Problem statement: Print the listing in its entirety and exactly, leaving out images.

Given material:
______________________________
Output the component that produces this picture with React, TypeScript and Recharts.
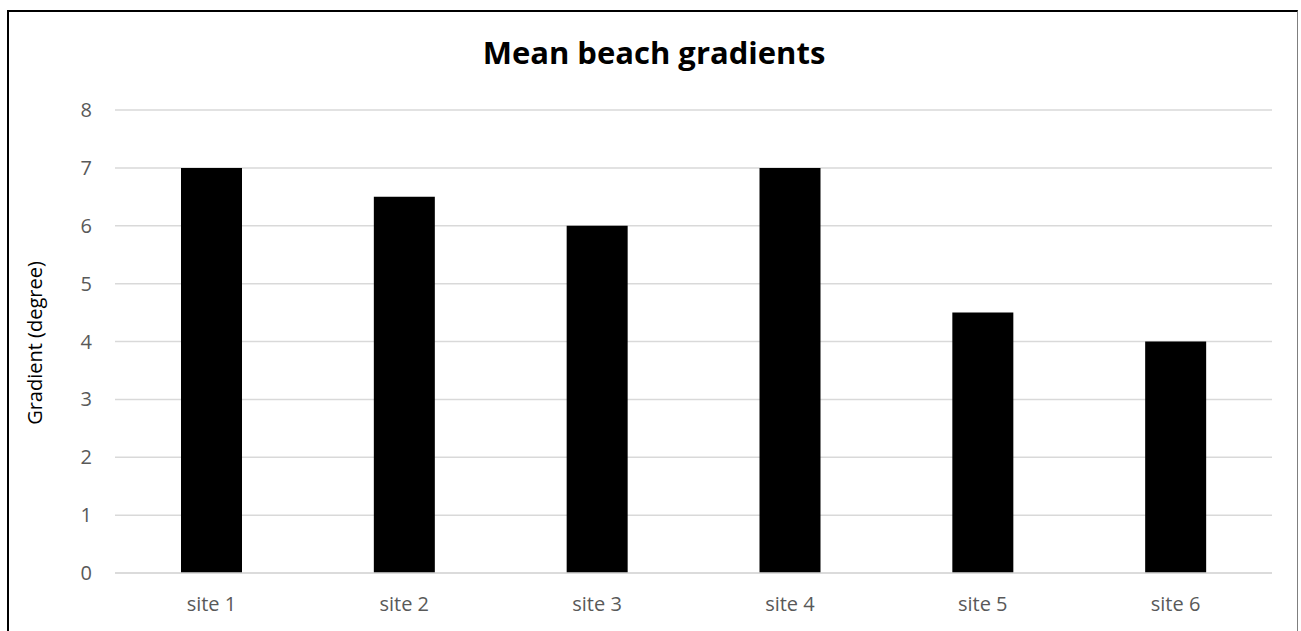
import { BarChart, Bar, XAxis, YAxis, CartesianGrid } from "recharts";

const sites = ["site 1", "site 2", "site 3", "site 4", "site 5", "site 6"];
const gradients = [7, 6.5, 6, 7, 4.5, 4];
const yTicks = [0, 1, 2, 3, 4, 5, 6, 7, 8];

const data = sites.map((site, i) => ({ site, gradient: gradients[i] }));

const font = "'Open Sans', sans-serif";
const tickStyle = { fontSize: 20, fill: "#595959", fontFamily: font };

export default function App() {
  return (
    <div style={{ position: "absolute", left: 0, top: 0, width: 1301, height: 631, background: "#fff", overflow: "hidden" }}>
      <div
        style={{
          position: "absolute",
          left: 7,
          top: 10,
          width: 1291,
          height: 640,
          borderTop: "2px solid #000",
          borderLeft: "2px solid #000",
          borderRight: "1px solid #7f7f7f",
          boxSizing: "border-box",
        }}
      />
      <div
        style={{
          position: "absolute",
          left: 7,
          width: 1294,
          top: 31,
          textAlign: "center",
          fontFamily: font,
          fontWeight: 700,
          fontSize: 31,
          color: "#000",
        }}
      >
        Mean beach gradients
      </div>
      <div
        style={{
          position: "absolute",
          left: 34,
          top: 343,
          transform: "translate(-50%, -50%) rotate(-90deg)",
          whiteSpace: "nowrap",
          fontFamily: font,
          fontSize: 20,
          color: "#000",
        }}
      >
        Gradient (degree)
      </div>
      <div style={{ position: "absolute", left: 0, top: 0 }}>
        <BarChart
          width={1301}
          height={631}
          data={data}
          margin={{ top: 110, right: 29, bottom: 0, left: 0 }}
        >
          <CartesianGrid vertical={false} stroke="#d9d9d9" strokeWidth={1.5} />
          <XAxis
            dataKey="site"
            height={58}
            tickLine={false}
            axisLine={{ stroke: "#d9d9d9", strokeWidth: 1.5 }}
            tick={tickStyle}
            tickMargin={18}
          />
          <YAxis
            width={115}
            domain={[0, 8]}
            ticks={yTicks}
            tickLine={false}
            axisLine={false}
            tick={tickStyle}
            tickMargin={17}
          />
          <Bar dataKey="gradient" fill="#000" barSize={61} isAnimationActive={false} />
        </BarChart>
      </div>
    </div>
  );
}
______________________________
Exercise output:
Output the component that produces this picture with React, TypeScript and Recharts.
import { BarChart, Bar, XAxis, YAxis, CartesianGrid } from "recharts";

const sites = ["site 1", "site 2", "site 3", "site 4", "site 5", "site 6"];
const gradients = [7, 6.5, 6, 7, 4.5, 4];
const yTicks = [0, 1, 2, 3, 4, 5, 6, 7, 8];

const data = sites.map((site, i) => ({ site, gradient: gradients[i] }));

const font = "'Open Sans', sans-serif";
const tickStyle = { fontSize: 20, fill: "#595959", fontFamily: font };

export default function App() {
  return (
    <div style={{ position: "absolute", left: 0, top: 0, width: 1301, height: 631, background: "#fff", overflow: "hidden" }}>
      <div
        style={{
          position: "absolute",
          left: 7,
          top: 10,
          width: 1291,
          height: 640,
          borderTop: "2px solid #000",
          borderLeft: "2px solid #000",
          borderRight: "1px solid #7f7f7f",
          boxSizing: "border-box",
        }}
      />
      <div
        style={{
          position: "absolute",
          left: 7,
          width: 1294,
          top: 31,
          textAlign: "center",
          fontFamily: font,
          fontWeight: 700,
          fontSize: 31,
          color: "#000",
        }}
      >
        Mean beach gradients
      </div>
      <div
        style={{
          position: "absolute",
          left: 34,
          top: 343,
          transform: "translate(-50%, -50%) rotate(-90deg)",
          whiteSpace: "nowrap",
          fontFamily: font,
          fontSize: 20,
          color: "#000",
        }}
      >
        Gradient (degree)
      </div>
      <div style={{ position: "absolute", left: 0, top: 0 }}>
        <BarChart
          width={1301}
          height={631}
          data={data}
          margin={{ top: 110, right: 29, bottom: 0, left: 0 }}
        >
          <CartesianGrid vertical={false} stroke="#d9d9d9" strokeWidth={1.5} />
          <XAxis
            dataKey="site"
            height={58}
            tickLine={false}
            axisLine={{ stroke: "#d9d9d9", strokeWidth: 1.5 }}
            tick={tickStyle}
            tickMargin={18}
          />
          <YAxis
            width={115}
            domain={[0, 8]}
            ticks={yTicks}
            tickLine={false}
            axisLine={false}
            tick={tickStyle}
            tickMargin={17}
          />
          <Bar dataKey="gradient" fill="#000" barSize={61} isAnimationActive={false} />
        </BarChart>
      </div>
    </div>
  );
}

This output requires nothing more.